En second lieu, j’ai demandé à un des Uke ayant « subi » ce mouvement par Ikeda Sensei, ce qu’il avait vécu. Laissons lui la parole : « Quelque soit la force que je mettais, je ne pouvais faire autrement que de suivre la direction donnée par Ikeda Sensei. En fait je ne sens rien que le mouvement, sans impression de force. »
En troisième lieu, j’ai travaillé plus longtemps avec le même Uke qui était plus fort et plus rigide que moi. J’en profite pour le remercier ainsi que tout ceux qui m’aident dans cet esprit. Eh bien, croyez-le ou non, une ou deux fois, j’ai senti cette « chose » ou tout parait facile (sur environ 50 essais !), alors qu’auparavant Uke ne bougeait pas. Et la technique que je prodiguais était la même, seul mon état d’esprit était différent.

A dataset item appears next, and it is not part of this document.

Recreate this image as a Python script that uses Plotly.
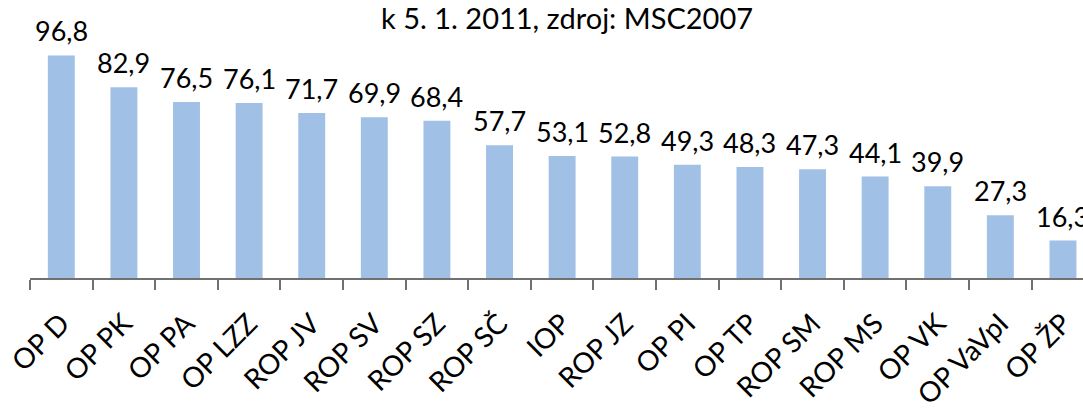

En dernier lieu, et ce me semble le meilleur argument. Personne n’y arrivait autour de moi. Et les discussions qui suivirent le cours étaient claires. Tout le monde était perturbé. Beaucoup de pratiquants, même parmi ceux qui suivent l’enseignement de Saotome Sensei (Sensei d’Ikeda Sensei) se refusaient d’admettre cette explication.

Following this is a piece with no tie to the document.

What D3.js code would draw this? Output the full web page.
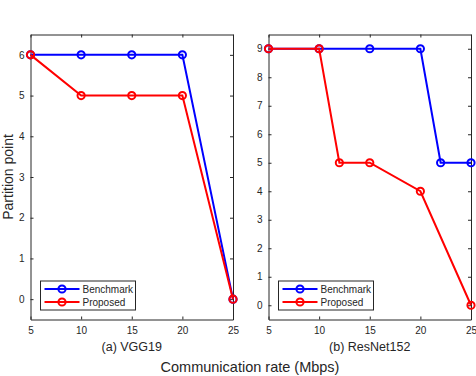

Je pense que plus de 90% des pratiquants de ce stage sont repartis avec l’idée qu’il y avait un truc ou que c’était impossible à réaliser.
Paradoxalement, les débutants ou pratiquants récents avaient beaucoup moins, voire peu de suspicion. On pourrait rétorquer que leur manque d’expérience en est la cause. Je préfère écouter nos maîtres qui nous enseignent d’avoir toujours l’esprit du débutant pour aborder une technique ou un mouvement.

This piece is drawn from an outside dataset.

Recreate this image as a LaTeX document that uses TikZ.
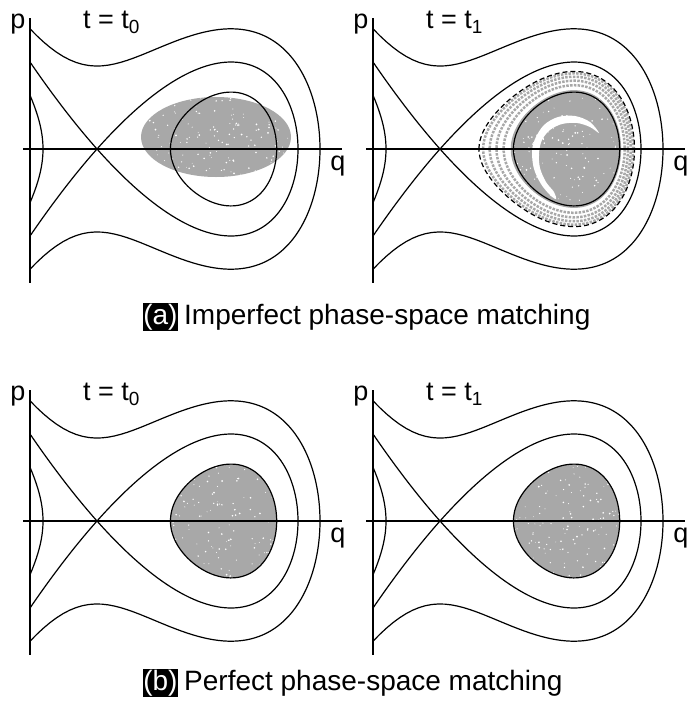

D’ailleurs quand on cherche un peu, Saotome Sensei montre le même principe mais de manière plus masquée. Souvent on vante l’aspect percutant de ses techniques (dur dur pour ses Uke !), mais son objectif n’est pas que l’on soit percutant, son objectif est que nous apprenions à maîtriser notre violence. Combien de fois nous a-t-il dit que lorsqu’il montrait des techniques percutantes voire violentes, toute l’assistance était réveillée mais que quand il parlait d’amour et montrait les techniques plus « douces », tout le monde s’endormait. Souvent les pratiquants sourient en entendant cela, mais pourquoi ? Saotome Sensei nous dit que nous ne travaillons pas ce qu’il faudrait et nous en sommes heureux ? Est-il simplement un amuseur d’Aikidoka en mal de variété technique ? Je ne pense pas que les pratiquants viennent à ses stages pour uniquement cela, ils savent qu’il tente d’enseigner un autre niveau. Mais lequel ? Peut-être que le message d’Ikeda Sensei est plus clair.

Endo Sensei en stage ne nous explique pas autre chose. Il contrôle le partenaire avec douceur et un calme infini sans avoir à donner du jeté d’aikidoka dans tous les sens.
C’est dans cet esprit et avec de nouveau le sentiment d’avoir à évoluer sur de nouvelles bases, élargies, que je me lance dans cette voie. Je ne sais pas encore comment le pratiquer, ni à quels résultats je vais aboutir. Mais comme à mes débuts où tout me semblait difficile voire impossible, je m’accrochais parce que d’autres m’avaient dit que c’était possible. Ikeda Sensei a montré une chose possible, je vais tenter l’expérience. Ce sera toujours mieux que de répéter (in)lassablement les mêmes techniques.

Alors oui « Enchô », prolongeons cet esprit qui plus que celui de Endo, de Saotome Sensei, ou d’Ikeda Sensei est celui d’O Sensei. La recherche de la paix. Mais pas celle des moutons, celle qui permet de faire respecter son intégrité sans endommager celle de l’autre.
Mais pour cela, c’est notre paix intérieure qu’il s’agit d’apprivoiser. Celle qui permet d’aller autour de la technique, pour sortir de l’ikkyo-ka, du shiho-nage-ka, du "comme ci comme ça-ka", du dan-ka, du chef-de-l’aikido-ka. Celle qui permet d’entrer en relation avec Uke pour faire cadeau de la technique.
Quelle perspective !!!
Pourtant en regardant en arrière, chacune des réponses qui ont été fournies était correcte, mais elles n’étaient qu’une fraction d’un tout. Il faut sans doute passer ces étapes, pour aborder d’autres dimensions. Expliquons ces étapes comme telles aux pratiquants, pour éviter l’essoufflement, la lassitude mais aussi l’assurance de soi.

Je me remets en question une nouvelle fois pour mon plus grand plaisir, en attendant peut-être une nouvelle réponse à ma question. Mais je crois que j’ai encore une bonne vingtaine d’années devant moi… et beaucoup de stages … avec vous !!